─── Collected material ───
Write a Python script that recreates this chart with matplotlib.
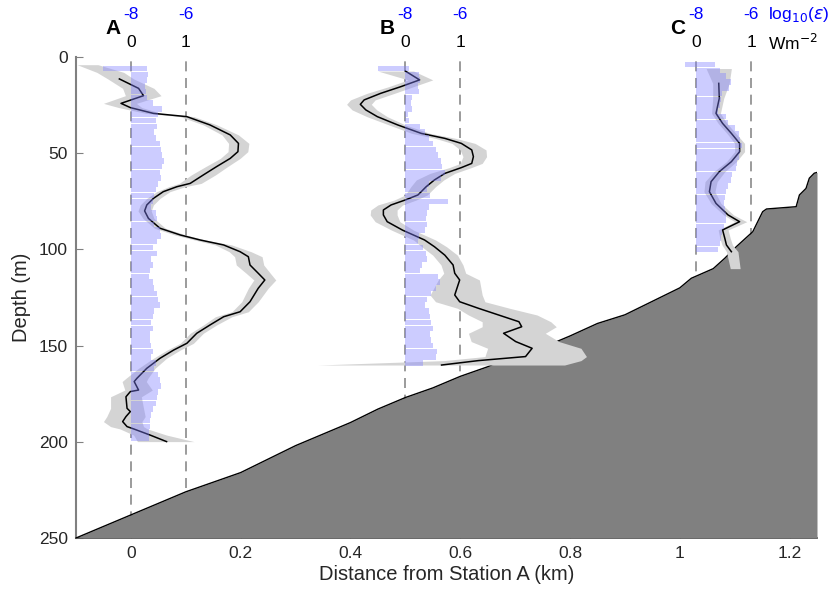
import matplotlib
matplotlib.use('Agg')
import matplotlib.pyplot as plt
import numpy as np

plt.rcParams['font.family'] = ['Liberation Sans', 'DejaVu Sans']

# ---------------- data ----------------
# bathymetry (km, m)
bathy_x = [-0.1, -0.05, 0.0, 0.05, 0.1, 0.15, 0.2, 0.25, 0.3, 0.35, 0.4, 0.45, 0.5,
           0.55, 0.6, 0.65, 0.7, 0.75, 0.8, 0.85, 0.9, 0.95, 1.0, 1.021, 1.061,
           1.082, 1.103, 1.133, 1.151, 1.158, 1.212, 1.218, 1.23, 1.236, 1.245, 1.25]
bathy_depth = [250, 244, 238, 232, 226, 221, 216, 209, 202, 196, 190, 183, 177,
               172, 166, 161, 155, 151, 145, 138.5, 134, 127, 120, 115, 110,
               104.6, 98.6, 90.8, 80.4, 79, 77.8, 71.7, 68.3, 63, 60.4, 60]

station_names = ['A', 'B', 'C']
station_x = [0.0, 0.5, 1.03]

# Station A: energy flux (W m^-2)
a_flux_depth = [11.4, 16.3, 20.1, 24.1, 26.3, 29.3, 31, 35.3, 40.5, 44.9, 49.2, 52.7,
                57, 61.3, 65.7, 67.4, 70, 73.5, 76.9, 80, 83.9, 89, 92.5, 95.1, 97.7,
                101.2, 103.8, 108.1, 112.4, 115.9, 120.2, 127.2, 132.4, 135, 139.3,
                143.6, 148.8, 152.3, 156.6, 161.8, 167, 168.7, 173.1, 173.9, 176.6,
                182.6, 184.3, 186.9, 189.5, 192.1, 193.3, 196.5, 199.9]
a_flux = [-0.21, 0.14, 0.23, -0.18, -0.01, 0.41, 1.02, 1.44, 1.81, 1.96, 1.95, 1.81,
          1.56, 1.32, 1.08, 0.84, 0.59, 0.41, 0.29, 0.25, 0.32, 0.53, 0.90, 1.26, 1.69,
          1.99, 2.14, 2.17, 2.32, 2.44, 2.32, 2.17, 1.99, 1.69, 1.44,
          1.20, 1.02, 0.78, 0.53, 0.29, 0.11, 0.06, 0.14, -0.01, -0.09,
          -0.07, -0.01, -0.09, -0.15, -0.07, 0.05, 0.35, 0.65]
a_band_depth = [4, 8, 11.4, 16.3, 20.1, 24.1, 26.3, 29.3, 31, 35.3, 40.5, 44.9, 49.2,
                52.7, 57, 61.3, 65.7, 67.4, 70, 73.5, 76.9, 80, 83.9, 89, 92.5, 95.1,
                97.7, 101.2, 103.8, 108.1, 112.4, 115.9, 120.2, 127.2, 132.4, 135,
                139.3, 143.6, 148.8, 152.3, 156.6, 161.8, 167, 168.7, 173.1, 176.6,
                182.6, 186.9, 189.5, 192.1, 193.3, 196.5, 199.9]
a_band_lo = [-0.98, -0.62, -0.42, -0.15, -0.1, -0.5, -0.22, 0.28, 0.9, 1.32, 1.66, 1.78,
             1.77, 1.63, 1.36, 1.1, 0.88, 0.69, 0.47, 0.29, 0.17, 0.13, 0.22, 0.43, 0.8,
             1.16, 1.54, 1.79, 1.89, 1.92, 2.1, 2.24, 2.14, 2.02, 1.84, 1.54,
             1.32, 1.08, 0.9, 0.66, 0.41, 0.14, -0.09, -0.16, -0.11, -0.37,
             -0.37, -0.44, -0.5, -0.37, -0.2, 0.05, 0.12]
a_band_hi = [-0.6, -0.13, 0.05, 0.42, 0.55, 0.1, 0.2, 0.55, 1.15, 1.57, 1.96, 2.15,
             2.13, 1.99, 1.76, 1.54, 1.28, 0.99, 0.71, 0.53, 0.41, 0.37, 0.42, 0.63, 1.0,
             1.36, 1.84, 2.19, 2.39, 2.42, 2.54, 2.64, 2.5, 2.32, 2.14, 1.84,
             1.56, 1.32, 1.14, 0.9, 0.65, 0.44, 0.31, 0.28, 0.39, 0.19,
             0.23, 0.26, 0.2, 0.23, 0.3, 0.65, 1.15]
# Station A: log10(epsilon)
a_eps_depth = [6, 9, 12, 15, 18, 21, 24, 27, 30, 33, 36, 39, 42, 45, 48, 51, 54, 57,
               60, 63, 66, 69, 72, 75, 78, 81, 84, 87, 90, 93, 96, 99, 102, 105, 108,
               111, 114, 117, 120, 123, 126, 129, 132, 135, 138, 141, 144, 147, 150,
               153, 156, 159, 162, 165, 168, 171, 174, 177, 180, 183, 186, 189, 192,
               195, 198]
a_eps = [-7.42, -7.36, -7.4, -7.5, -7.45, -7.4, -7.2, -6.85, -7.0, -7.1, -7.05, -7.15,
         -7.1, -6.95, -6.9, -6.85, -6.8, -6.85, -6.95, -6.9, -7.0, -7.1, -7.15, -7.2,
         -7.25, -7.1, -7.05, -7.15, -6.95, -6.9, -7.05, -7.2, -7.05, -7.25, -7.2,
         -7.3, -7.35, -7.2, -7.15, -7.05, -7.0, -6.95, -7.15, -7.2, -7.25, -7.2,
         -7.3, -7.3, -7.25, -7.2, -7.25, -7.1, -7.15, -7.0, -6.95, -6.9, -7.0, -7.05,
         -7.1, -7.2, -7.25, -7.3, -7.3, -7.35, -7.35]
a_eps_top_left = -9.0

# Station B
b_flux_depth = [7.3, 11.9, 15.4, 18.9, 22.3, 24.6, 27.5, 31, 35.3, 39.7, 42.3, 44.9,
                48.3, 51.8, 55.3, 57.5, 60.5, 63.9, 67.4, 71.7, 74.3, 76.9, 79.5, 82.1,
                85.6, 90, 95.1, 98.6, 103, 108.1, 112.4, 115.9, 123.7, 127.2, 130.6,
                134.1, 137.6, 140.2, 143.6, 147.9, 151.4, 155.7, 157.8, 160.1]
b_flux = [0.0, 0.26, -0.08, -0.45, -0.75, -0.82, -0.72, -0.51, -0.14, 0.29, 0.72, 1.02,
          1.21, 1.24, 1.21, 1.02, 0.72, 0.53, 0.38, 0.23, 0.0, -0.26, -0.40, -0.40,
          -0.33, -0.05, 0.35, 0.53, 0.72, 0.87, 0.90, 0.99, 0.90, 0.99, 1.33,
          1.70, 2.07, 2.12, 1.79, 2.01, 2.31, 2.19, 1.33, 0.66]
b_band_lo = [-0.5, 0.05, -0.3, -0.7, -1.0, -1.07, -0.97, -0.7, -0.3, 0.12, 0.55, 0.85,
             1.0, 1.05, 1.0, 0.8, 0.45, 0.2, 0.1, 0.0, -0.2, -0.5, -0.63, -0.64,
             -0.55, -0.25, 0.15, 0.3, 0.5, 0.65, 0.7, 0.6, 0.45, 0.55, 0.95,
             1.15, 1.4, 1.4, 1.15, 1.2, 1.5, 1.45, 0.7, -1.6]
b_band_hi = [0.15, 0.5, 0.15, -0.2, -0.55, -0.62, -0.52, -0.33, 0.0, 0.45, 0.92, 1.27,
             1.47, 1.48, 1.4, 1.2, 0.9, 0.7, 0.55, 0.4, 0.2, -0.05, -0.15, -0.15,
             -0.1, 0.15, 0.55, 0.75, 0.95, 1.05, 1.1, 1.35, 1.4, 1.45, 1.9,
             2.4, 2.65, 2.75, 2.55, 2.8, 3.2, 3.3, 3.2, 2.9]
b_eps_depth = [6, 9, 12, 15, 18, 21, 24, 27, 30, 33, 36, 39, 42, 45, 48, 51, 54, 57,
               60, 63, 66, 69, 72, 75, 78, 81, 84, 87, 90, 93, 96, 99, 102, 105, 108,
               111, 114, 117, 120, 123, 126, 129, 132, 135, 138, 141, 144, 147, 150,
               153, 156, 159]
b_eps = [-7.85, -7.5, -7.45, -7.55, -7.5, -7.75, -7.8, -7.75, -7.9, -7.85, -7.45, -7.3,
         -7.15, -7.0, -6.9, -6.8, -6.7, -6.65, -6.55, -6.7, -7.15, -7.2, -7.1, -6.45,
         -7.15, -7.2, -7.25, -7.2, -7.3, -7.5, -7.55, -7.35, -7.25, -7.2, -7.4,
         -7.45, -6.8, -6.75, -6.9, -7.05, -7.2, -7.3, -7.15, -7.1, -7.05, -7.0,
         -7.1, -7.05, -7.0, -6.85, -6.9, -7.35]
b_eps_top_left = -9.0

# Station C
c_flux_depth = [13.7, 21.5, 29.3, 34.5, 39.7, 44.9, 49.2, 54.4, 59.6, 64.8, 70, 76.1,
                82.1, 85.6, 89.9, 94.2, 97.7, 101.2]
c_flux = [0.41, 0.42, 0.36, 0.48, 0.64, 0.79, 0.79, 0.64, 0.42, 0.27, 0.24, 0.36,
          0.58, 0.79, 0.48, 0.52, 0.55, 0.64]
c_band_depth = [6, 13.7, 21.5, 29.3, 34.5, 39.7, 44.9, 49.2, 54.4, 59.6, 64.8, 70, 76.1,
                82.1, 85.6, 89.9, 94.2, 97.7, 101.2, 110]
c_band_lo = [0.18, 0.3, 0.3, 0.28, 0.4, 0.56, 0.7, 0.7, 0.55, 0.32, 0.16, 0.14, 0.27,
             0.5, 0.7, 0.4, 0.43, 0.47, 0.55, 0.62]
c_band_hi = [0.64, 0.6, 0.5, 0.44, 0.56, 0.72, 0.88, 0.88, 0.73, 0.52, 0.38, 0.34, 0.45,
             0.68, 0.92, 0.58, 0.62, 0.66, 0.76, 0.8]
c_eps_depth = [4, 7, 10, 13, 16, 19, 22, 25, 28, 31, 34, 37, 40, 43, 46, 49, 52, 55,
               58, 61, 64, 67, 70, 73, 76, 79, 82, 85, 88, 91, 94, 97, 100]
c_eps = [-7.3, -7.15, -6.9, -6.75, -6.8, -7.05, -7.1, -7.15, -7.2, -6.9, -6.85, -6.6,
         -6.45, -6.4, -6.35, -6.4, -6.45, -6.5, -6.55, -6.7, -6.75, -6.85, -6.9, -6.95,
         -7.0, -6.95, -6.9, -6.9, -7.0, -7.05, -7.1, -7.15, -7.2]
c_eps_top_left = -8.4

flux_tick_vals = [0, 1]
eps_tick_vals = [-8, -6]
depth_ticks = [0, 50, 100, 150, 200, 250]
dist_ticks = [0, 0.2, 0.4, 0.6, 0.8, 1.0, 1.2]
dist_tick_labels = ['0', '0.2', '0.4', '0.6', '0.8', '1', '1.2']

# scaling of the profiles onto the distance axis
flux_scale = 0.1     # km per W m^-2
eps_scale = 0.05     # km per decade
eps_base = -8

# ---------------- figure ----------------
fig = plt.figure(figsize=(8.35, 5.9), dpi=100)
ax = fig.add_axes([76/835, 1-538/590, (817-76)/835, (538-57)/590])
ax.set_xlim(-0.1, 1.25)
ax.set_ylim(250, 0)

for x0 in station_x:
    for f in flux_tick_vals:
        ax.axvline(x0 + f*flux_scale, color='#8a8a8a', ls=(0, (6, 4)), lw=1.2, zorder=1)

ax.fill_between(bathy_x, bathy_depth, 250, color='#808080', lw=0, zorder=5)
ax.plot(bathy_x, bathy_depth, color='black', lw=1.0, zorder=6)

profiles = [
    (a_flux_depth, a_flux, a_band_depth, a_band_lo, a_band_hi, a_eps_depth, a_eps, a_eps_top_left),
    (b_flux_depth, b_flux, b_flux_depth, b_band_lo, b_band_hi, b_eps_depth, b_eps, b_eps_top_left),
    (c_flux_depth, c_flux, c_band_depth, c_band_lo, c_band_hi, c_eps_depth, c_eps, c_eps_top_left),
]
for x0, (fd, fv, bd, blo, bhi, ed, ev, etl) in zip(station_x, profiles):
    ax.fill_betweenx(bd, x0 + np.array(blo)*flux_scale, x0 + np.array(bhi)*flux_scale,
                     color='#d4d4d4', lw=0, zorder=7)
    ax.plot(x0 + np.array(fv)*flux_scale, fd, color='black', lw=1.1, zorder=8)
    ev = np.array(ev)
    lefts = np.full(len(ev), float(eps_base))
    lefts[0] = etl
    ax.barh(ed, (ev - lefts)*eps_scale, left=x0 + (lefts - eps_base)*eps_scale,
            height=2.85, color='#8080ff', alpha=0.4, lw=0, zorder=9)

# top annotations
for name, x0 in zip(station_names, station_x):
    ax.text(x0 - 0.033, -15, name, fontsize=15, fontweight='bold', color='black',
            ha='center', va='center', clip_on=False)
    for f, e in zip(flux_tick_vals, eps_tick_vals):
        xx = x0 + f*flux_scale
        ax.text(xx, -7.3, str(f), fontsize=12.5, color='black', ha='center',
                va='center', clip_on=False)
        ax.text(xx, -22, str(e), fontsize=12.5, color='blue', ha='center',
                va='center', clip_on=False)
ax.text(1.16, -22, r'log$_{10}$($\epsilon$)', fontsize=12.5, color='blue',
        ha='left', va='center', clip_on=False)
ax.text(1.16, -7.3, r'Wm$^{-2}$', fontsize=12.5, color='black',
        ha='left', va='center', clip_on=False)

for s in ['top', 'right']:
    ax.spines[s].set_visible(False)
ax.spines['left'].set_color('#808080')
ax.spines['left'].set_linewidth(1.5)
ax.spines['bottom'].set_color('#333333')
ax.spines['bottom'].set_linewidth(1.2)
ax.set_yticks(depth_ticks)
ax.set_xticks(dist_ticks)
ax.set_xticklabels(dist_tick_labels)
ax.tick_params(axis='both', direction='in', length=5, color='#808080',
               labelsize=12.5, labelcolor='#262626')
ax.tick_params(axis='y', pad=6)
ax.tick_params(axis='x', pad=6)
ax.set_xlabel('Distance from Station A (km)', fontsize=14.5, color='#262626')
ax.set_ylabel('Depth (m)', fontsize=14.5, color='#262626')
ax.xaxis.set_label_coords(0.5, -0.056)
ax.yaxis.set_label_coords(-0.061, 0.5)
ax.xaxis.label.set_va('top')

fig.savefig('out.png', dpi=100)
───
▸ **Short task**
Say how many lines hold the word "matplotlib", giving the number and nothing else.

▸ **Written answer**
4